Last year, the local investors who hold the lease on the island agreed a deal with Sanya Group, a Chinese resort developer, who pledged to invest $298 million to turn the 44-hectare island into Manila’s answer to the Maldives. The deal was formalized in April, on the sidelines of China’s Belt and Road summit in Beijing. A few weeks later, it all fell apart.

Sanya’s proposal to build “80 ultra-high-end housing units perched on top of the water” would have flouted a law that limits the use of archipelagic waters exclusively to Filipinos. Furthermore, the deal had been sealed without the approval of the Subic Bay Metropolitan Authority, which has jurisdiction over the island. “There is bad faith,” SBMA Chairwoman Wilma Eisma told the Nikkei Asian Review.

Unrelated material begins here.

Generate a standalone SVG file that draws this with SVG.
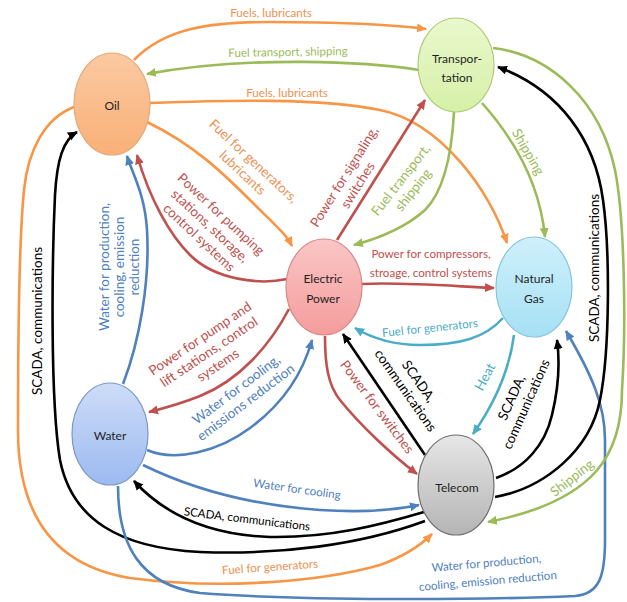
<svg xmlns="http://www.w3.org/2000/svg" width="627" height="602" viewBox="0 0 627 602">
  <style>
    .node ellipse { stroke-width: 1.2; }
    .nl { font-family: Lato, "Liberation Sans", sans-serif; font-size: 12px; fill: #1e1e1e; text-anchor: middle; }
    .edge { fill: none; stroke-width: 2.6; }
    .or { stroke: #F79646; } .gr { stroke: #9BBB59; } .rd { stroke: #C0504D; }
    .bl { stroke: #4F81BD; } .tl { stroke: #4BACC6; } .bk { stroke: #000; }
    .lab { font-family: Lato, "Liberation Sans", sans-serif; font-size: 11.6px; text-anchor: middle; }
    .big { font-size: 13.5px; }
    .lor { fill: #EE9050; } .lgr { fill: #9BBB59; } .lrd { fill: #C0504D; }
    .lbl { fill: #4F81BD; } .ltl { fill: #4BACC6; } .lbk { fill: #000; }
  </style>
  <defs>
    <marker id="a-or" viewBox="0 0 10 10" refX="9" refY="5" markerWidth="10" markerHeight="10" markerUnits="userSpaceOnUse" orient="auto"><path d="M0,0.5 L10,5 L0,9.5 z" fill="#F79646"/></marker>
    <marker id="a-gr" viewBox="0 0 10 10" refX="9" refY="5" markerWidth="10" markerHeight="10" markerUnits="userSpaceOnUse" orient="auto"><path d="M0,0.5 L10,5 L0,9.5 z" fill="#9BBB59"/></marker>
    <marker id="a-rd" viewBox="0 0 10 10" refX="9" refY="5" markerWidth="10" markerHeight="10" markerUnits="userSpaceOnUse" orient="auto"><path d="M0,0.5 L10,5 L0,9.5 z" fill="#C0504D"/></marker>
    <marker id="a-bl" viewBox="0 0 10 10" refX="9" refY="5" markerWidth="10" markerHeight="10" markerUnits="userSpaceOnUse" orient="auto"><path d="M0,0.5 L10,5 L0,9.5 z" fill="#4F81BD"/></marker>
    <marker id="a-tl" viewBox="0 0 10 10" refX="9" refY="5" markerWidth="10" markerHeight="10" markerUnits="userSpaceOnUse" orient="auto"><path d="M0,0.5 L10,5 L0,9.5 z" fill="#4BACC6"/></marker>
    <marker id="a-bk" viewBox="0 0 10 10" refX="9" refY="5" markerWidth="10" markerHeight="10" markerUnits="userSpaceOnUse" orient="auto"><path d="M0,0.5 L10,5 L0,9.5 z" fill="#000"/></marker>
    <linearGradient id="g-oil" x1="0" y1="0" x2="0" y2="1"><stop offset="0" stop-color="#FBC9A2"/><stop offset="1" stop-color="#F9B078"/></linearGradient>
    <linearGradient id="g-tr" x1="0" y1="0" x2="0" y2="1"><stop offset="0" stop-color="#EAF8CC"/><stop offset="1" stop-color="#D6F0A8"/></linearGradient>
    <linearGradient id="g-ep" x1="0" y1="0" x2="0" y2="1"><stop offset="0" stop-color="#FAC6C6"/><stop offset="1" stop-color="#F49C9C"/></linearGradient>
    <linearGradient id="g-ng" x1="0" y1="0" x2="0" y2="1"><stop offset="0" stop-color="#CFF0FB"/><stop offset="1" stop-color="#A6E0F4"/></linearGradient>
    <linearGradient id="g-wa" x1="0" y1="0" x2="0" y2="1"><stop offset="0" stop-color="#CEDCF8"/><stop offset="1" stop-color="#9CBAF0"/></linearGradient>
    <linearGradient id="g-te" x1="0" y1="0" x2="0" y2="1"><stop offset="0" stop-color="#E6E6E6"/><stop offset="1" stop-color="#B4B4B4"/></linearGradient>
  </defs>

  <rect width="627" height="602" fill="#fff"/>

  <!-- connectors -->
  <g id="connectors">
    <path class="edge or" marker-end="url(#a-or)" d="M134,60 C165,28 210,22 270,22 C340,22 395,25 426,29"/>
    <path class="edge gr" marker-end="url(#a-gr)" d="M419,70 C370,62 250,55 147,74"/>
    <path class="edge or" marker-end="url(#a-or)" d="M150,103 C230,100 320,98 380,110 C440,122 490,190 507,243"/>
    <path class="edge or" marker-end="url(#a-or)" d="M147,122 C195,145 225,175 255,205 C272,222 286,234 292,246"/>
    <path class="edge rd" marker-end="url(#a-rd)" d="M287,279 C260,285 215,280 190,255 C170,235 150,200 137,155"/>
    <path class="edge bl" marker-end="url(#a-bl)" d="M123,384 C140,340 150,280 147,230 C145,195 133,175 127,156"/>
    <path class="edge rd" marker-end="url(#a-rd)" d="M289,309 C270,345 240,380 200,396 C180,404 165,408 149,412"/>
    <path class="edge bl" marker-end="url(#a-bl)" d="M147,450 C175,462 218,452 250,428 C280,406 302,376 312,340"/>
    <path class="edge rd" marker-end="url(#a-rd)" d="M337,240 L425,100"/>
    <path class="edge gr" marker-end="url(#a-gr)" d="M454,112 C452,150 445,190 425,210 C405,228 380,238 354,245"/>
    <path class="edge gr" marker-end="url(#a-gr)" d="M482,103 C515,140 540,185 545,237"/>
    <path class="edge rd" marker-end="url(#a-rd)" d="M362,284 C400,282 450,286 494,288"/>
    <path class="edge tl" marker-end="url(#a-tl)" d="M503,318 C485,338 460,345 420,345 C390,345 370,337 355,328"/>
    <path class="edge tl" marker-end="url(#a-tl)" d="M514,335 C510,365 497,400 473,434"/>
    <path class="edge bk" marker-end="url(#a-bk)" d="M496,478 C525,468 545,445 552,415 C558,390 560,362 557,340"/>
    <path class="edge bk" marker-end="url(#a-bk)" d="M425,455 L343,334"/>
    <path class="edge rd" marker-end="url(#a-rd)" d="M325,336 C325,365 328,385 340,400 C360,425 392,455 417,474"/>
    <path class="edge bl" marker-end="url(#a-bl)" d="M143,465 C190,488 250,505 320,510 C365,513 395,510 419,505"/>
    <path class="edge bk" marker-end="url(#a-bk)" d="M424,512 C380,525 330,538 270,537 C210,535 165,515 134,481"/>
    <path class="edge bk" marker-end="url(#a-bk)" d="M425,521 C360,545 280,555 200,552 C120,548 72,520 60,460 C50,400 52,260 55,195 C57,160 63,140 77,132"/>
    <path class="edge or" marker-end="url(#a-or)" d="M74,107 C45,118 28,150 24,190 C20,230 18,330 18,430 C18,510 50,565 130,578 C220,590 320,582 380,565 C405,556 420,546 432,534"/>
    <path class="edge bl" marker-end="url(#a-bl)" d="M118,486 C118,545 140,585 200,593 C300,601 480,600 575,596 C600,594 605,575 605,540 L605,440 C605,405 592,375 566,331"/>
    <path class="edge gr" marker-end="url(#a-gr)" d="M493,48 C550,55 600,100 615,170 C625,220 626,330 622,390 C622,450 600,500 488,522"/>
    <path class="edge bk" marker-end="url(#a-bk)" d="M495,497 C545,488 590,450 600,400 C610,350 610,250 603,200 C595,140 560,90 498,67"/>

    <!-- connector labels -->
    <text class="lab lor" x="271" y="16.5">Fuels, lubricants</text>
    <text class="lab lgr" transform="translate(288,52) rotate(-1)"><tspan x="0" y="4">Fuel transport, shipping</tspan></text>
    <text class="lab lor" x="287" y="97">Fuels, lubricants</text>
    <text class="lab big lor" transform="translate(248,167) rotate(43)"><tspan x="0" y="-3.5">Fuel for generators,</tspan><tspan x="0" y="12.5">lubricants</tspan></text>
    <text class="lab big lrd" transform="translate(210,226) rotate(43)"><tspan x="0" y="-11.5">Power for pumping</tspan><tspan x="0" y="4.5">stations, storage,</tspan><tspan x="0" y="20.5">control systems</tspan></text>
    <text class="lab big lbl" transform="translate(119,267) rotate(-90)"><tspan x="0" y="-10.5">Water for production,</tspan><tspan x="0" y="4.5">cooling, emission</tspan><tspan x="0" y="19.5">reduction</tspan></text>
    <text class="lab big lrd" transform="translate(209,352) rotate(-34)"><tspan x="0" y="-11.5">Power for pump and</tspan><tspan x="0" y="4.5">lift stations, control</tspan><tspan x="0" y="20.5">systems</tspan></text>
    <text class="lab big lbl" transform="translate(241,396) rotate(-37)"><tspan x="0" y="-3.5">Water for cooling,</tspan><tspan x="0" y="12.5">emissions reduction</tspan></text>
    <text class="lab big lrd" transform="translate(351,181) rotate(-58)"><tspan x="0" y="-3.5">Power for signaling,</tspan><tspan x="0" y="12.5">switches</tspan></text>
    <text class="lab big lgr" transform="translate(407,185) rotate(-52)"><tspan x="0" y="-3.5">Fuel transport,</tspan><tspan x="0" y="12.5">shipping</tspan></text>
    <text class="lab big lgr" transform="translate(528,152) rotate(60)"><tspan x="0" y="4.5">Shipping</tspan></text>
    <text class="lab lrd"><tspan x="431" y="258">Power for compressors,</tspan><tspan x="431" y="277">stroage, control systems</tspan></text>
    <text class="lab ltl" transform="translate(430,328) rotate(-6)"><tspan x="0" y="4">Fuel for generators</tspan></text>
    <text class="lab big ltl" transform="translate(485,377) rotate(-62)"><tspan x="0" y="4.5">Heat</tspan></text>
    <text class="lab big lbk" transform="translate(519,401) rotate(-66)"><tspan x="0" y="-3.5">SCADA,</tspan><tspan x="0" y="12.5">communications</tspan></text>
    <text class="lab big lbk" transform="translate(412,386) rotate(55)"><tspan x="0" y="-3.5">SCADA,</tspan><tspan x="0" y="12.5">communications</tspan></text>
    <text class="lab big lrd" transform="translate(377,407) rotate(53)"><tspan x="0" y="4.5">Power for switches</tspan></text>
    <text class="lab lbl" transform="translate(297,489) rotate(8)"><tspan x="0" y="4">Water for cooling</tspan></text>
    <text class="lab lbk" transform="translate(247,519) rotate(7)"><tspan x="0" y="4">SCADA, communications</tspan></text>
    <text class="lab big lbk" transform="translate(37,321) rotate(-90)"><tspan x="0" y="4.5">SCADA, communications</tspan></text>
    <text class="lab lor" transform="translate(270,567) rotate(-4)"><tspan x="0" y="4">Fuel for generators</tspan></text>
    <text class="lab lbl" transform="translate(487,571) rotate(-5)"><tspan x="0" y="-4">Water for production,</tspan><tspan x="0" y="14">cooling, emission reduction</tspan></text>
    <text class="lab big lgr" transform="translate(572,478) rotate(-38)"><tspan x="0" y="4.5">Shipping</tspan></text>
    <text class="lab big lbk" transform="translate(594,268) rotate(-90)"><tspan x="0" y="4.5">SCADA, communications</tspan></text>
  </g>

  <!-- nodes -->
  <g id="oil" class="node">
    <ellipse cx="112" cy="104" rx="38" ry="51" fill="url(#g-oil)" stroke="#E3A878"/>
    <text class="nl" x="112" y="110">Oil</text>
  </g>
  <g id="transportation" class="node">
    <ellipse cx="456" cy="65" rx="38" ry="47" fill="url(#g-tr)" stroke="#AECB7C"/>
    <text class="nl"><tspan x="457" y="63">Transpor-</tspan><tspan x="457" y="82">tation</tspan></text>
  </g>
  <g id="electric-power" class="node">
    <ellipse cx="324" cy="287" rx="38" ry="48" fill="url(#g-ep)" stroke="#D88888"/>
    <text class="nl"><tspan x="323" y="283">Electric</tspan><tspan x="323" y="303">Power</tspan></text>
  </g>
  <g id="natural-gas" class="node">
    <ellipse cx="534" cy="287" rx="38" ry="50" fill="url(#g-ng)" stroke="#84C4DA"/>
    <text class="nl"><tspan x="534" y="283">Natural</tspan><tspan x="534" y="303">Gas</tspan></text>
  </g>
  <g id="water" class="node">
    <ellipse cx="110" cy="434" rx="38" ry="51" fill="url(#g-wa)" stroke="#7898CC"/>
    <text class="nl" x="110" y="440">Water</text>
  </g>
  <g id="telecom" class="node">
    <ellipse cx="456" cy="485" rx="38" ry="50" fill="url(#g-te)" stroke="#6E6E6E"/>
    <text class="nl" x="457" y="492">Telecom</text>
  </g>
</svg>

In a final blow, the defense establishment also raised objections to the project — “We did not make an official statement, but individual officers, I believe, aired their concerns through the media,” said a Philippine Navy official.

Sanya’s proposed investment is not the only project to be thrown into uncertainty or fail in the face of military opposition. A $2 billion “smart city” proposed by Xiamen-based Fong Zhi Enterprise on the privately owned Fuga Island in the northern Philippines — close to Taiwan — is currently facing criticism over potential security issues. A Chinese bid to take over the bankrupt Hanjin shipyard in Subic Bay was effectively blocked earlier this year after the Philippine Navy raised concerns.

Grande Island, about 145 nautical miles from the disputed Scarborough Shoal. (Photo courtesy of Subic Bay Metropolitan Authority)

The fate of these high-profile deals has exposed the limits of President Rodrigo Duterte’s pivot to China. Three years ago, the Philippines’ president announced his “separation” from the U.S., in exchange for Beijing’s promise to invest in infrastructure and job creation. “I need China more than anybody else at this time of our national life,” Duterte said in a public speech last year. “I need China.”

Many in the Philippines do not agree. Distrust of China runs deep in the Philippines, particularly in military circles, where Beijing’s motives are often seen in the context of the two countries’ ongoing dispute over territory in the South China Sea. China-backed projects have faced stringent reviews, public backlash and cancellations, posing a challenge for Duterte as he tries to use Chinese money to build infrastructure, create jobs — and to cement his legacy.

China’s President Xi Jinping, left, and Philippine President Rodrigo Duterte toast during a state dinner in Manila in 2018.   © Reuters

“It might not affect Duterte’s remaining days in office, but it would likely reinforce the perception that yielding too much to China doesn’t pay at all,” said Collin Koh, a research fellow at the Institute of Defence and Strategic Studies in Singapore. “And it could have a potentially adverse impact on the coming [2022] presidential elections and candidates, specifically those who may be campaigning on a pro-Beijing platform.”

High hopes, stalled plans

Duterte’s dramatic shift from the U.S., the Philippines’ sole mutual defense treaty ally and major trading partner, came in October 2016. The president made his first state visit to Beijing to proclaim his new policy to an audience of Chinese investors, and returned, triumphant, with $24 billion in pledges of investment and credit lines.

The four subsequent visits, including two this year, in April and August, brought the total amount of committed investments to around $45 billion, covering steel mills, industrial hubs, railways, bridges and power plants. Those projects, if delivered, would be an enormous boost to the Philippines’ $330 billion economy — and to Duterte, whose flagship economic policy is a $180 billion infrastructure drive, “Build, Build, Build.”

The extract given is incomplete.